When will he back?  Who knows.  Could be a few minutes, hours, days.  One thing is for sure...time seems to elapse slower in the present.  If he is gone for spends a few hours in the past it will be minutes in the present.  Days are like weeks.

What is it like to live with a guy who keeps disappearing all the time?  It's hard.  It's been hard to have a child (but after two dreadful miscarriages you finally had one, and she is afflicted with the same....affliction.  damn.).  Plus, Henry knows how and when he will die.  And when it happens...wow.  It's sad.  

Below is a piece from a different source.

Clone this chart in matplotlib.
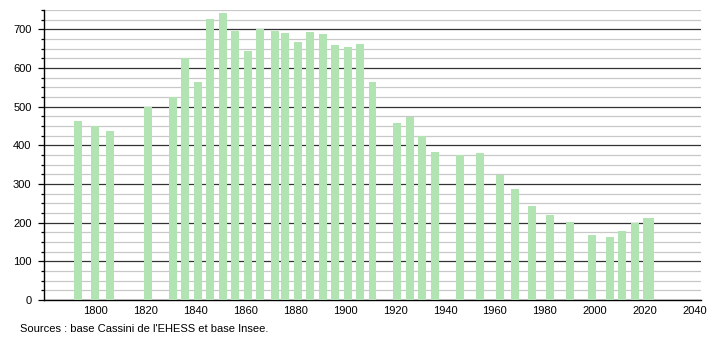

So its a sad book.  Kind of about living with dignity against our own finiteness.  That seems to be how Henry grows.  When we meet him, as I said, he's a real douche.  He sleeps around, he has stupid 90's hair, he's kind of an asshole.  Being with Clare kind of helps him lose some of that assholery, and as he approaches the end there are moments where he behaves with real human dignity.  He gives his father, who grieves over the horrific death of his mother by taking to alcohol, a chance as well to redeem himself when he tells him that he will teach his daughter to play the violin.

Is it a good book?  Sort of.  I think its a wonderful, wonderful idea.  What a great premise.  And Niffenegger writes with great power, at times approaching a syntax that is almost poetic.  She laces this book with a wide range of emotions, from the beautiful to the nauseating to the downright tragic.  And that is impressive.

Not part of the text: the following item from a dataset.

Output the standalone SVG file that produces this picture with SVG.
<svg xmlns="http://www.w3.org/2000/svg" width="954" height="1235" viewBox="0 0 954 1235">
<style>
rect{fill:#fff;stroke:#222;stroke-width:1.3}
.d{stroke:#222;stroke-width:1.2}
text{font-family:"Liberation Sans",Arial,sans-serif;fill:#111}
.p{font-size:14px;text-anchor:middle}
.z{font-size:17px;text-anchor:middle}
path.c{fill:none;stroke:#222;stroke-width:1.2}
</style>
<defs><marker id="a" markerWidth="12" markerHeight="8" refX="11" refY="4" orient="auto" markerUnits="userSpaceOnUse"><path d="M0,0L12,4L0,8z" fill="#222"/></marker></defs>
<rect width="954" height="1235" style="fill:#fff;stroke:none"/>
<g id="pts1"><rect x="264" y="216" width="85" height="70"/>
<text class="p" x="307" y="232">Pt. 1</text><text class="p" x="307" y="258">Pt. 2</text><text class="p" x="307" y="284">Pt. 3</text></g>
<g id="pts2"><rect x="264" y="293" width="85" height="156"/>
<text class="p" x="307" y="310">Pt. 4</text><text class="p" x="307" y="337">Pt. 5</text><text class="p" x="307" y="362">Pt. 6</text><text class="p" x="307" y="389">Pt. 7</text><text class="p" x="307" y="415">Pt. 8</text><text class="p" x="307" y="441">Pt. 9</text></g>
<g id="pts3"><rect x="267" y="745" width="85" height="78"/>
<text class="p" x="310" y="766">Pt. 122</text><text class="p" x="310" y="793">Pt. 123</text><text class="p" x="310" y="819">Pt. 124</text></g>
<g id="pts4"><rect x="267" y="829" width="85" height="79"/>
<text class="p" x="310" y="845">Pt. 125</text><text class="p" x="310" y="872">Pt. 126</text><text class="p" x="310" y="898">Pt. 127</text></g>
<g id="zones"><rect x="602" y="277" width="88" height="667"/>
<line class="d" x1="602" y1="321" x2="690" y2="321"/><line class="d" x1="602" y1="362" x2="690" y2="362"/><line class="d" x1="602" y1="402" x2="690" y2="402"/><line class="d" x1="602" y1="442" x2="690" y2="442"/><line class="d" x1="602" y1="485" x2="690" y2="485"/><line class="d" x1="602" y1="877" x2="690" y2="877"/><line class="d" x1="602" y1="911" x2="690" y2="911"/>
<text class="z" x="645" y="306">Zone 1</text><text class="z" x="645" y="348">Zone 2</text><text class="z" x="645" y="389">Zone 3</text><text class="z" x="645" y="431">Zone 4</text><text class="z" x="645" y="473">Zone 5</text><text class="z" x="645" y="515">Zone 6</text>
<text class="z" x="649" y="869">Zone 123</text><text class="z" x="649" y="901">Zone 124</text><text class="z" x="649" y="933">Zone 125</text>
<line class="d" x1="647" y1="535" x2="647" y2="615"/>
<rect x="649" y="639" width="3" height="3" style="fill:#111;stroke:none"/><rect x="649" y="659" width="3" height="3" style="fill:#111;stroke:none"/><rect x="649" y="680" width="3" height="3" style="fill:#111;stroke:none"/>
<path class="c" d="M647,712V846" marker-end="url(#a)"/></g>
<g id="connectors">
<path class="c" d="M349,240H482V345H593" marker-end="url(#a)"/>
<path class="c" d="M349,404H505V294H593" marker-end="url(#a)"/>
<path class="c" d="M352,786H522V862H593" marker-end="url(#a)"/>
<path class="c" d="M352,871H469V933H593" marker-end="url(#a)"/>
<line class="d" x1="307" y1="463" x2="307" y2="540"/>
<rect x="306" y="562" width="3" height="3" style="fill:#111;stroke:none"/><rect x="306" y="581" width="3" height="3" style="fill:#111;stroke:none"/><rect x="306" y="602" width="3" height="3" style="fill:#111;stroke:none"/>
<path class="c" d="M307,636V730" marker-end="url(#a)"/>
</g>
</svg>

The one problem I have with the book is that Clare's character seems to be a bit too autobiographical.  This is probably because we get a long description of her red air, and if you look at the dust jacket of the book you see that that is a trait Niffenegger shares with her protagonist.  There are other things as well (they both live in Chicago, they both are artists). 

And I don't know....when you read of Clare "courting" Henry in early 1990's Chicago, it just feels like the author has packed a lot of her own experience into the book.  You'd expect that - everyone writes from their own experience, and its a first novel so you'd expect it even more so.  But the intimacy and the length of the section just make me feel like we are a little too close to the author here, and for some reason I found it to be uncomfortable.  

If Clare had had brown hair, maybe things would have been different. 

But at any rate, an enjoyable work.  I have a feeling I will try Niffenegger again.  She has a name, for sure, that is impossible to forget.